Rising Corporate Mergers: A Good or Bad Omen?

News of company acquisitions recently has enlivened otherwise dull trading days for the stock market.  Corporate acquisition announcements tend to give a boost not only to the stock prices of the companies involved, but to the stock market overall.  While the result is usually a substantial jump in the target company’s stock price, the result for the acquirer and the market over time, however, is substantially negative.

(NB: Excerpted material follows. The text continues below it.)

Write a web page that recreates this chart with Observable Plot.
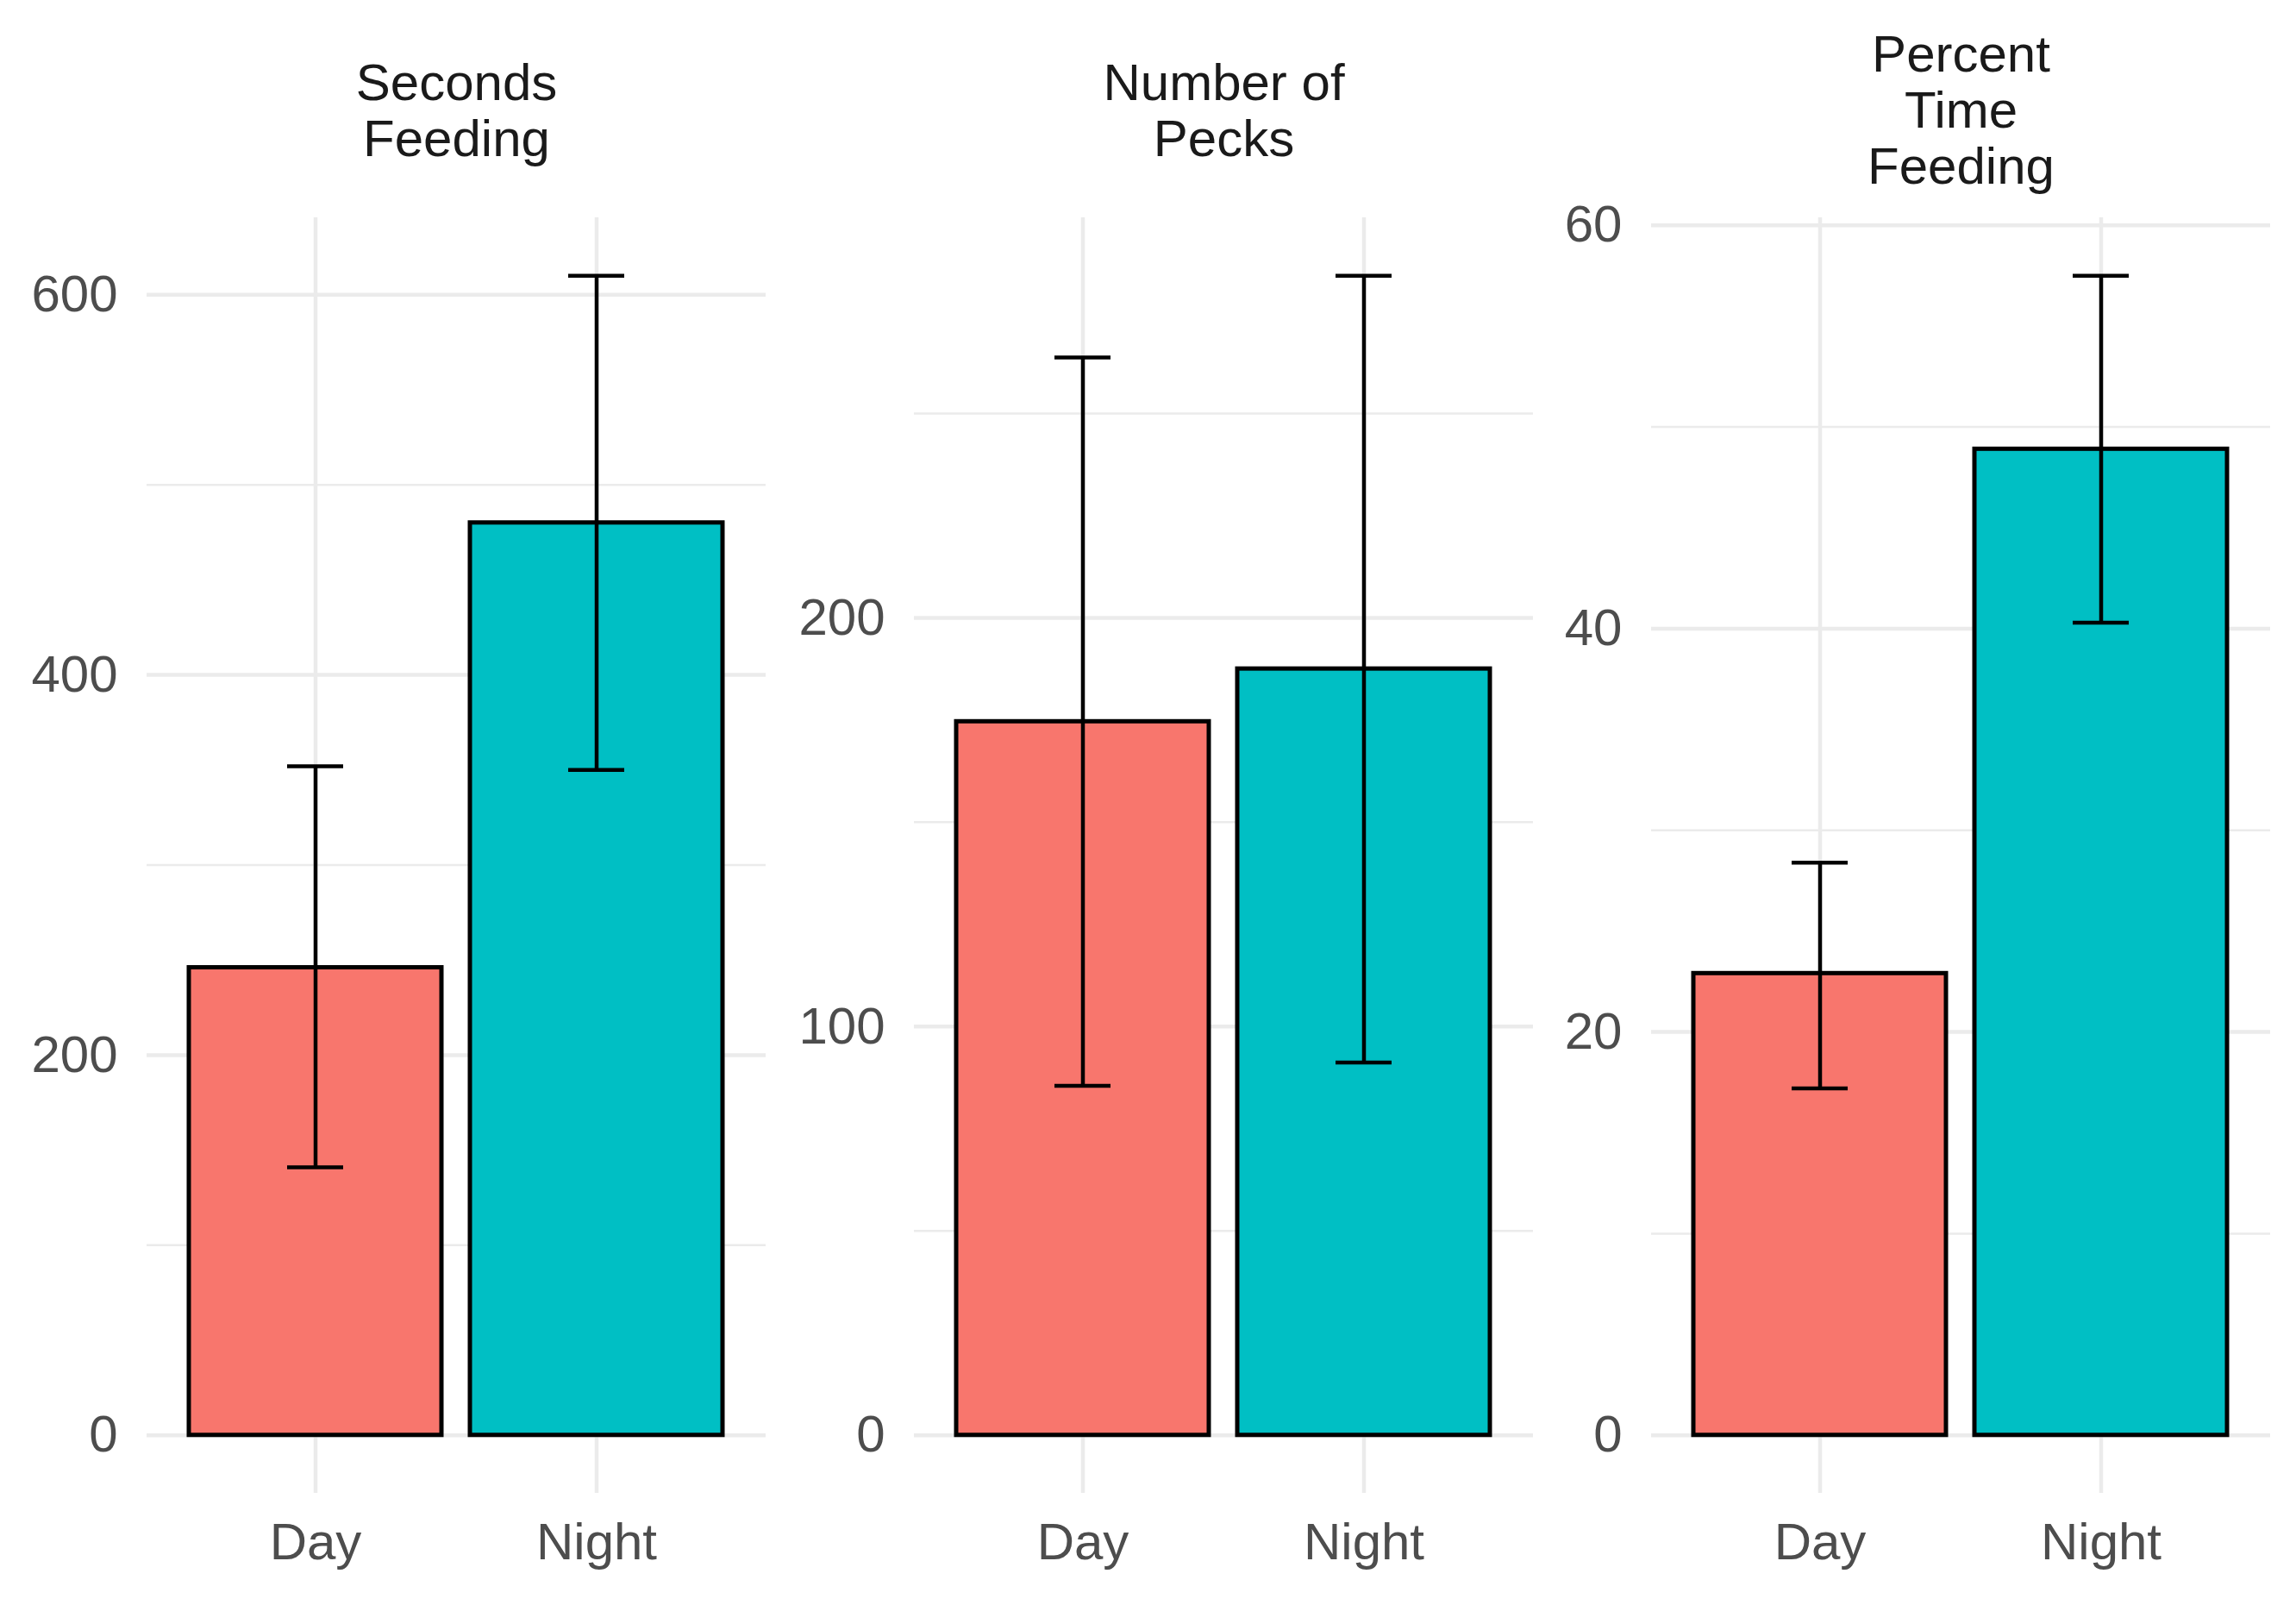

The main reason for the poor results for the acquiring company and for the overall stock market is the same reason for investment success or failure overall—the price that is paid.  Merger and acquisition activity tends to be at its most frenzied near stock market tops.  For the Standard & Poor’s 500 Index, cycle peaks in merger and acquisition activity occurred in 2000 and 2007, both years of historic market tops.  The S & P 500 Index has fallen 12% since the top in September 2000, nearly eleven years ago.  It also has fallen 14% since the more recent top in October 2007.  And this is after a doubling in stock prices in the last two years!  Conversely, the cycle lows in merger and acquisition activity occurred at historic lows in the stock market, in the early 1990’s, 2004, and 2009.

What might explain the proclivity of CEOs to seek acquisitions near market tops?  Market tops tend to occur when business conditions are favorable, enthusiasm is widespread, and credit is available.  Such conditions also lead CEOs to convince themselves of the likelihood of “synergies” from the combined entity.  Synergy potential usually is a combination of cost savings from eliminating redundant operations as well as from economies of scale and cross-marketing opportunities. 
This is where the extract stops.